Here goes.
One summer of my teenage years, I worked as a baby-sitter/mother's helper for a family with two very young children. The older son was a toddler who was apparently not happy about his new role as "big brother." As he expressed his frustrations in the only way possible for someone whose command of the English language was limited to the words "Mommy!", "No!", and "Now!", his mother would often gently admonish him: "I love you, but I don't love what you're doing right now."
My take-away at that time: Unless you are his mother (and sometimes even when you are), a toddler who is hell-bent on throwing a temper tantrum does not care what you do or do not love about him or his behavior.
With the wisdom of many years, however, comes more lessons. First and foremost: expressing love is important, especially when you're also expressing contradictory emotions (frustration, disappointment, even anger). Secondly: expressing those contradictory emotions is just as important for building a loving relationship.

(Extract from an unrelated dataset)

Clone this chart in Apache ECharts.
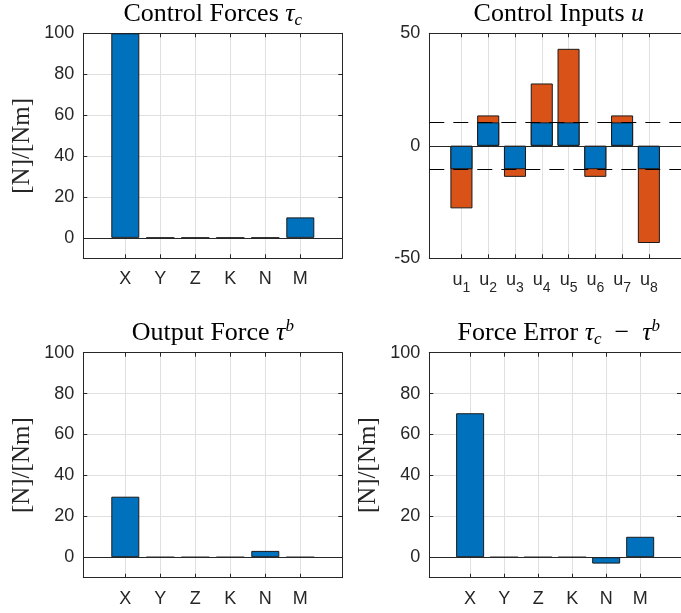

Real love can't be blind. You have to acknowledge the existence of flaws -- in a person, in a relationship, even in the country where you live -- and make a conscious effort to address them in a loving way. When you don't, you let resentment of those flaws build up inside you until they become all that you can see, and there's no love left to shape your response to them. "I love you, but I don't love what you're doing right now," becomes "I don't love what you're doing right now, or what you did last week, or that thing from three months ago that we never talked about, or that annoying habit you have that makes me crazy." Eventually, it just becomes "I don't love you."
Having meaningful communication and building lasting relationships means accepting that both parts of that sentence can be true, that it is entirely possible both to love (or at least to respect) a person, an idea, a value, or a nation AND to not love something that's happening at any given moment. It also means recognizing that love exists even when it's not spoken out loud, and even at times when other emotions are expressed.
I love my husband and my family even when they drive me crazy. I love my friends even when we don't agree. I love freedom of speech even when the ideas being expressed aren't ones that I like hearing. I love that people can find strength and comfort in their religious beliefs, but not the way that some people turn those beliefs into a platform for prejudice and passing judgement on others. I love being an American, and I respect the leaders and the citizens of our country, but that doesn't mean that I have to love everything that is said or done in the name of "Making America Great." Staying silent at this point in my life is no more of an option than letting a frustrated toddler eat M&M's for lunch would have been 25 years ago.
"I love you, but I don't love what you're doing right now."